ALFORJE DE CAÇADOR
Rangel Alves da Costa*
Para os que ainda não sabem ou conhecem, alforje é um saco de couro, fechado nas extremidades e aberto no meio, formando como que dois bornais, que se enchem equilibradamente, sendo a carga transportada no lombo dos animais ou sobre os ombros de uma pessoa. Por sua vez, bornal ou embornal é uma bolsa de couro onde o sertanejo carrega, por exemplo, seu canivete, sua pinga, seu fumo, sua farinha com carne e rapadura.
Lampião e seus cabras, quando cruzavam os sertões nas suas empreitadas sem fim, ao lado de outros apetrechos de paz e de guerra carregavam seus embornais cheios de anéis de ouro, balas prateadas e pequenas recordações de uma vida de sangue. Sem o alforje, sem o embornal, ninguém era ninguém, a vida era nada. O baú da memória cangaceira estava ali pendendo pelo corpo, descendo pelos ombros, no couro cru, envernizando de suor, cheirando a sertão.
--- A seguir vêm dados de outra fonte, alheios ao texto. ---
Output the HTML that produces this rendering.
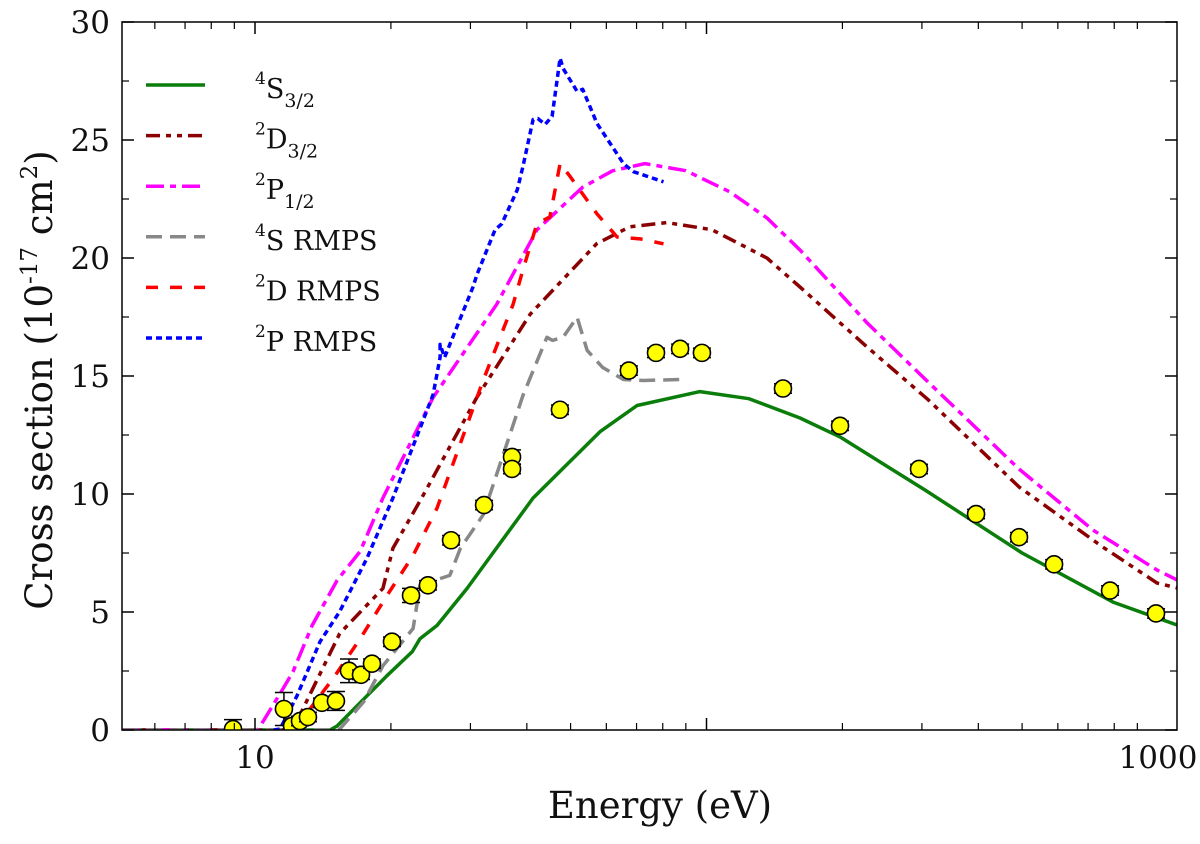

Como dito, o alforje de couro cru, de tão envelhecido chega a cheirar a sertão. E qual o cheiro de sertão, alguém poderia perguntar. O sertão cheira a suor, a bafo quente de terra molhada, a coivara e queimada, a sol esturricando gente e bicho, a mormaço e insolação, a carniça de gado morto na pastagem nua, a café torrado e pisado no pilão, a cuscuz de milho ralado em casa, a beiju, a tapioca, a buchada, a flor no jardim da esperança, a perfume de alfazema nas mocinhas bonitas que alegram o entardecer. Sertão cheira a tudo isso, e mais a cheiro de água. Água cheira a nada, e esse também é o cheiro do sertão.
Para se caminhar por esse sertão que cheira a tudo e a nada, o homem precisa ser destemido e valente. Ora, meu Deus, se tudo que se abeira, se adentra, se coloca e existe no sertão é grandioso, perigoso e verdadeiro demais aos olhos, não haveria de ser um fraco que quisesse andar pelos seus caminhos de pedras, suas veredas de tocaias, seus labirintos de assombrações, seus habitantes medonhos e ameaçadores. Tem cobra seu moço, tem urtiga e cansanção, tem espinho de quipá por todo lugar, tem bicho homem por trás da moita.
Nem todo sertanejo, criado comendo barro da tapera, caminhando pelo massapê, subindo nas catingueiras e tomando banho dia e noite de sol, sabe e conhece os caminhos do sertão. Hoje até que está muito fácil, vez que mata fechada se acabou, as onças sumiram e os perigos são outros. Mas quando a mataria era espessa, sem caminho certo pra se andar, com trilhas de cortar solado e as venenosas escondidas em cada moita e embaixo de cada pedra, tinha que ter o que fazer pra se entrar nesse mundo.
Mas varar pelas veredas sertanejas sempre foi preciso. A vida se faz caminhando, seu moço. Quem quiser matar a fome dos meninos tem que ir atrás do mocó e do preá, da nambu e da rolinha, do punhado de milho e de feijão, da abóbora leiteira e da melancia bonita que ficaram escondidas embaixo das ramagens pra ninguém roubar. Mas ninguém vai sem nada pelo corpo não, que ninguém é besta. Não há que se dar um passo sem o alforje de caçador sendo carregado, como se fosse braço, como se fosse pé.
Um dia encontraram um alforje esquecido pendurado num pé de catingueira, longe, bem longe. Depois de tantas noites de sereno e dias de sol, o couro parecia encardido, com uma cor diferente, querendo enrugar. Como um caçador poderia esquecer seu alforje, meu Deus, se perguntou um menino que havia ido caçar passarinho por aquelas distâncias. Certificando-se que há mais de mês o alforje tinha sido esquecido ali, o pequeno sertanejo desceu o alforje e abriu com cuidado.
Revirou todinho, balançou, sacudiu de cabeça pra baixo e só caiu um bilhete: Quem encontrar esse alforje entregue a Maria de Ernestino. Ela tá grávida e como vou ter ver vergonha de não poder tirar mais nada desse sertão pra dar ao meu filho, que ao menos ela fique com essa lembrança, que vou sair entristecido pelo meio do mundo.